TASK TO COMPLETE
Your copy of the material below should match it exactly, except that it holds no pictures.

————————

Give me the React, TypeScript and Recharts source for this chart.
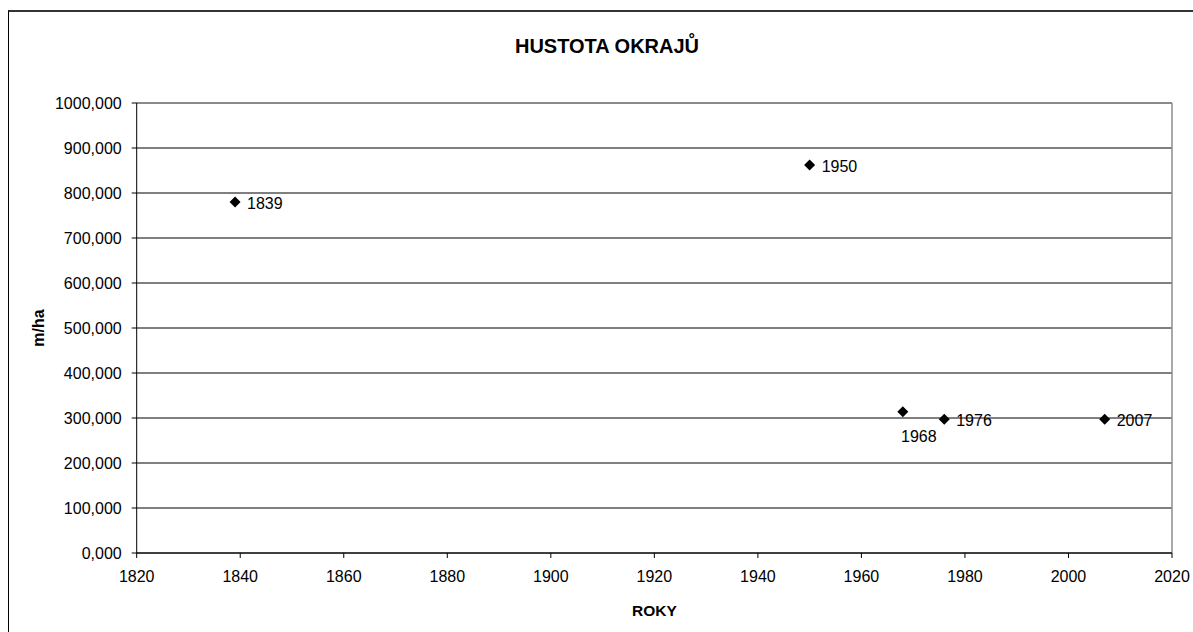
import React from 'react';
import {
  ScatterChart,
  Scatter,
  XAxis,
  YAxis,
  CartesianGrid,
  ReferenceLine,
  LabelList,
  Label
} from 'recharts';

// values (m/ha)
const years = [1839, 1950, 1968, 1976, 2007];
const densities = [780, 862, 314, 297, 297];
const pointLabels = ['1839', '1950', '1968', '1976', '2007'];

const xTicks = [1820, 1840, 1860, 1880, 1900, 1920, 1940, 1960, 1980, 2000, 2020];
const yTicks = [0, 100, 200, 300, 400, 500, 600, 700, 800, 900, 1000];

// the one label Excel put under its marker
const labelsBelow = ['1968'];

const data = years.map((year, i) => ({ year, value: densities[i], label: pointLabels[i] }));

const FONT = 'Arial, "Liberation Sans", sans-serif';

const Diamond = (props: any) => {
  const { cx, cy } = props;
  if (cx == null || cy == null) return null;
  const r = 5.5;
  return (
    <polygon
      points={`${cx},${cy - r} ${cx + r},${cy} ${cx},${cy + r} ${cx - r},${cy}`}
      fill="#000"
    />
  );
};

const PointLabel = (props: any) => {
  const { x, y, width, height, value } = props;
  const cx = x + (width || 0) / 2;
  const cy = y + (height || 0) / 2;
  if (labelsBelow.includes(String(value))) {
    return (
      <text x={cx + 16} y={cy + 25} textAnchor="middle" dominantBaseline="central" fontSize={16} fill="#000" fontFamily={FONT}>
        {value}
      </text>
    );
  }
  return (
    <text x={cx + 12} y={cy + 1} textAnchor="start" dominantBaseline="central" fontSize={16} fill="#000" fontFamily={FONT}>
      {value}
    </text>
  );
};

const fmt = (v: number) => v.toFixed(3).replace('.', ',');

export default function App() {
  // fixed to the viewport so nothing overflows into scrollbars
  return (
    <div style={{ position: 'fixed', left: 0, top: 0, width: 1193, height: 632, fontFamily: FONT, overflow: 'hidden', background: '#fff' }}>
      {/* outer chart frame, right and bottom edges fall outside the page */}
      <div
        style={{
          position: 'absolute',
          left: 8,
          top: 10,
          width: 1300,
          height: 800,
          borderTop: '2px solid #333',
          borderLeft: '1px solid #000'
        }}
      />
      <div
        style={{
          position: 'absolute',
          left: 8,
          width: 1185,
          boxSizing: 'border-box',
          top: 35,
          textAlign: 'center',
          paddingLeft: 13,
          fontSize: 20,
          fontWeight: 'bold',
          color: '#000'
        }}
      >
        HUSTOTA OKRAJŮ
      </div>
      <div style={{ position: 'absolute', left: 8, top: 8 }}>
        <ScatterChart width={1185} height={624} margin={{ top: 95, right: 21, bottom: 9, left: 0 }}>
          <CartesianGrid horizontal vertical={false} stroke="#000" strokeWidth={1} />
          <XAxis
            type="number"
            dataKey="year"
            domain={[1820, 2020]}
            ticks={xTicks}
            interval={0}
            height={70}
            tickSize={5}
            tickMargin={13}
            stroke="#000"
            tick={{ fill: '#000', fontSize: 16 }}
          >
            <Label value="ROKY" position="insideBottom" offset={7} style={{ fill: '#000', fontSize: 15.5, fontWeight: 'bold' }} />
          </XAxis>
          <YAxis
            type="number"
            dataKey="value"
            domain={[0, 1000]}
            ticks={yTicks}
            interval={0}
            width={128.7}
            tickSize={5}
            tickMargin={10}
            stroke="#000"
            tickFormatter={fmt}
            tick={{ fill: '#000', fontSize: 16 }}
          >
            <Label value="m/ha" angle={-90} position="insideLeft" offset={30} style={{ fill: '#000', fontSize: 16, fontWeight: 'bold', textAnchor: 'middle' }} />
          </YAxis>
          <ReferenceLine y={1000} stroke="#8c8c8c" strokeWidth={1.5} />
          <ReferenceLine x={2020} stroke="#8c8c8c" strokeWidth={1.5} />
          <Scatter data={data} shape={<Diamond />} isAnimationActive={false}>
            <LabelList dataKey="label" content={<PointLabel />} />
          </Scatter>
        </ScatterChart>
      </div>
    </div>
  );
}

————————

COMPLETED EXERCISE
Give me the React, TypeScript and Recharts source for this chart.
import React from 'react';
import {
  ScatterChart,
  Scatter,
  XAxis,
  YAxis,
  CartesianGrid,
  ReferenceLine,
  LabelList,
  Label
} from 'recharts';

// values (m/ha)
const years = [1839, 1950, 1968, 1976, 2007];
const densities = [780, 862, 314, 297, 297];
const pointLabels = ['1839', '1950', '1968', '1976', '2007'];

const xTicks = [1820, 1840, 1860, 1880, 1900, 1920, 1940, 1960, 1980, 2000, 2020];
const yTicks = [0, 100, 200, 300, 400, 500, 600, 700, 800, 900, 1000];

// the one label Excel put under its marker
const labelsBelow = ['1968'];

const data = years.map((year, i) => ({ year, value: densities[i], label: pointLabels[i] }));

const FONT = 'Arial, "Liberation Sans", sans-serif';

const Diamond = (props: any) => {
  const { cx, cy } = props;
  if (cx == null || cy == null) return null;
  const r = 5.5;
  return (
    <polygon
      points={`${cx},${cy - r} ${cx + r},${cy} ${cx},${cy + r} ${cx - r},${cy}`}
      fill="#000"
    />
  );
};

const PointLabel = (props: any) => {
  const { x, y, width, height, value } = props;
  const cx = x + (width || 0) / 2;
  const cy = y + (height || 0) / 2;
  if (labelsBelow.includes(String(value))) {
    return (
      <text x={cx + 16} y={cy + 25} textAnchor="middle" dominantBaseline="central" fontSize={16} fill="#000" fontFamily={FONT}>
        {value}
      </text>
    );
  }
  return (
    <text x={cx + 12} y={cy + 1} textAnchor="start" dominantBaseline="central" fontSize={16} fill="#000" fontFamily={FONT}>
      {value}
    </text>
  );
};

const fmt = (v: number) => v.toFixed(3).replace('.', ',');

export default function App() {
  // fixed to the viewport so nothing overflows into scrollbars
  return (
    <div style={{ position: 'fixed', left: 0, top: 0, width: 1193, height: 632, fontFamily: FONT, overflow: 'hidden', background: '#fff' }}>
      {/* outer chart frame, right and bottom edges fall outside the page */}
      <div
        style={{
          position: 'absolute',
          left: 8,
          top: 10,
          width: 1300,
          height: 800,
          borderTop: '2px solid #333',
          borderLeft: '1px solid #000'
        }}
      />
      <div
        style={{
          position: 'absolute',
          left: 8,
          width: 1185,
          boxSizing: 'border-box',
          top: 35,
          textAlign: 'center',
          paddingLeft: 13,
          fontSize: 20,
          fontWeight: 'bold',
          color: '#000'
        }}
      >
        HUSTOTA OKRAJŮ
      </div>
      <div style={{ position: 'absolute', left: 8, top: 8 }}>
        <ScatterChart width={1185} height={624} margin={{ top: 95, right: 21, bottom: 9, left: 0 }}>
          <CartesianGrid horizontal vertical={false} stroke="#000" strokeWidth={1} />
          <XAxis
            type="number"
            dataKey="year"
            domain={[1820, 2020]}
            ticks={xTicks}
            interval={0}
            height={70}
            tickSize={5}
            tickMargin={13}
            stroke="#000"
            tick={{ fill: '#000', fontSize: 16 }}
          >
            <Label value="ROKY" position="insideBottom" offset={7} style={{ fill: '#000', fontSize: 15.5, fontWeight: 'bold' }} />
          </XAxis>
          <YAxis
            type="number"
            dataKey="value"
            domain={[0, 1000]}
            ticks={yTicks}
            interval={0}
            width={128.7}
            tickSize={5}
            tickMargin={10}
            stroke="#000"
            tickFormatter={fmt}
            tick={{ fill: '#000', fontSize: 16 }}
          >
            <Label value="m/ha" angle={-90} position="insideLeft" offset={30} style={{ fill: '#000', fontSize: 16, fontWeight: 'bold', textAnchor: 'middle' }} />
          </YAxis>
          <ReferenceLine y={1000} stroke="#8c8c8c" strokeWidth={1.5} />
          <ReferenceLine x={2020} stroke="#8c8c8c" strokeWidth={1.5} />
          <Scatter data={data} shape={<Diamond />} isAnimationActive={false}>
            <LabelList dataKey="label" content={<PointLabel />} />
          </Scatter>
        </ScatterChart>
      </div>
    </div>
  );
}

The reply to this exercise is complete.